Adversarial Robustness
The ability of an ML model to maintain correct predictions even when inputs are deliberately manipulated.
Adversarial robustness makes ML models resilient against deliberate input manipulations – essential for safe AI in production.
Explanation
Adversarial robustness is achieved through adversarial training, certified defenses, input preprocessing, or randomized smoothing. Trade-offs between robustness and accuracy are unavoidable.
Marketing Relevance
For marketing AI in production (content moderation, fraud detection), adversarial robustness is critical for trust and security.
Example
A spam filter is hardened through adversarial training against Unicode tricks and homoglyph attacks.
Common Pitfalls
Robustness against one attack doesn't protect against all attacks. Adversarial training is compute-intensive and can reduce accuracy.
Origin & History
Madry et al. (2018) established PGD-based adversarial training as the gold standard. Certified defenses (Randomized Smoothing, Cohen et al. 2019) provided formal guarantees.
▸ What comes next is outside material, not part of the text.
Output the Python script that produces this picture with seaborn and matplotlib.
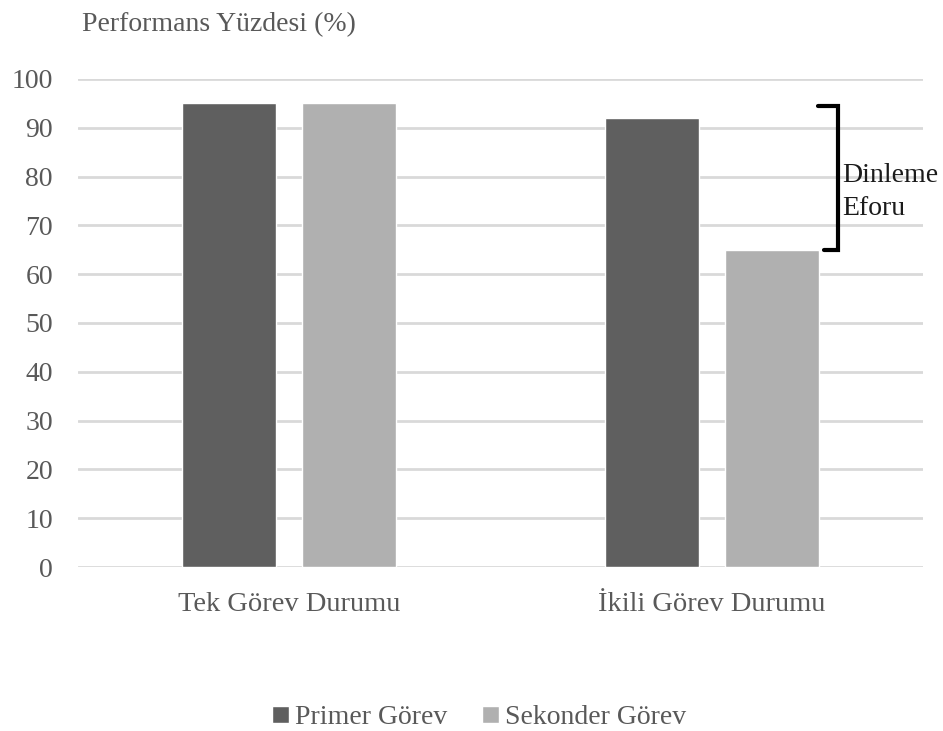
import matplotlib
matplotlib.use("Agg")
import matplotlib.pyplot as plt
import seaborn as sns
import pandas as pd

conditions = ["Tek Görev Durumu", "İkili Görev Durumu"]
tasks = ["Primer Görev", "Sekonder Görev"]
primary_values = [95, 92]
secondary_values = [95, 65]
y_ticks = [0, 10, 20, 30, 40, 50, 60, 70, 80, 90, 100]
effort_label = "Dinleme\nEforu"
effort_top = 94.5
effort_bottom = secondary_values[1]

sns.set_theme(style="white")
plt.rcParams["font.family"] = ["Liberation Serif", "DejaVu Serif"]

df = pd.DataFrame({
    "Durum": conditions * 2,
    "Görev": [tasks[0]] * 2 + [tasks[1]] * 2,
    "Değer": primary_values + secondary_values,
})

text_color = "#595959"
fig = plt.figure(figsize=(9.43, 7.31), dpi=100)
ax = fig.add_axes([0.0827, 0.2243, 0.8961, 0.6677])

sns.barplot(data=df, x="Durum", y="Değer", hue="Görev", order=conditions,
            hue_order=tasks, palette=["#5f5f5f", "#b0b0b0"],
            width=0.568, gap=0.217, saturation=1, errorbar=None, ax=ax,
            legend=True)

ax.set_ylim(0, 100)
ax.set_xlim(-0.5, 1.5)
ax.set_yticks(y_ticks)
ax.yaxis.grid(True, color="#d9d9d9", linewidth=2)
ax.set_axisbelow(True)
for s in ax.spines.values():
    s.set_visible(False)
ax.tick_params(axis="both", length=0, labelsize=20, labelcolor=text_color)
ax.tick_params(axis="y", pad=18)
ax.tick_params(axis="x", pad=18, labelsize=20.5)
ax.set_xlabel("")
ax.set_ylabel("")

fig.text(0.087, 0.966, "Performans Yüzdesi (%)", fontsize=20, color=text_color,
         ha="left", va="center")

# bracket marking the drop of the secondary task under dual-task load
ax.plot([1.251, 1.299, 1.299, 1.266],
        [effort_top, effort_top, effort_bottom, effort_bottom],
        color="black", linewidth=3, solid_joinstyle="miter", clip_on=False)
ax.text(1.308, 76.8, effort_label, fontsize=20, color="#1a1a1a",
        ha="left", va="center", linespacing=1.4)

leg = ax.legend(loc="upper center", bbox_to_anchor=(0.4746, -0.232), ncol=2,
                frameon=False, fontsize=20, handlelength=0.6, handleheight=0.6,
                handletextpad=0.22, columnspacing=1.26)
for t in leg.get_texts():
    t.set_color(text_color)

fig.savefig("out.png", dpi=100, facecolor="white")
RobustBench standardized benchmarking from 2021.
Comparisons & Differences
Adversarial Robustness vs. Adversarial Attacks
Adversarial attacks are the attack methods; adversarial robustness is the defense capability against them.
Adversarial Robustness vs. Robustness Testing
Robustness testing evaluates general reliability; adversarial robustness specifically focuses on protection against targeted attacks.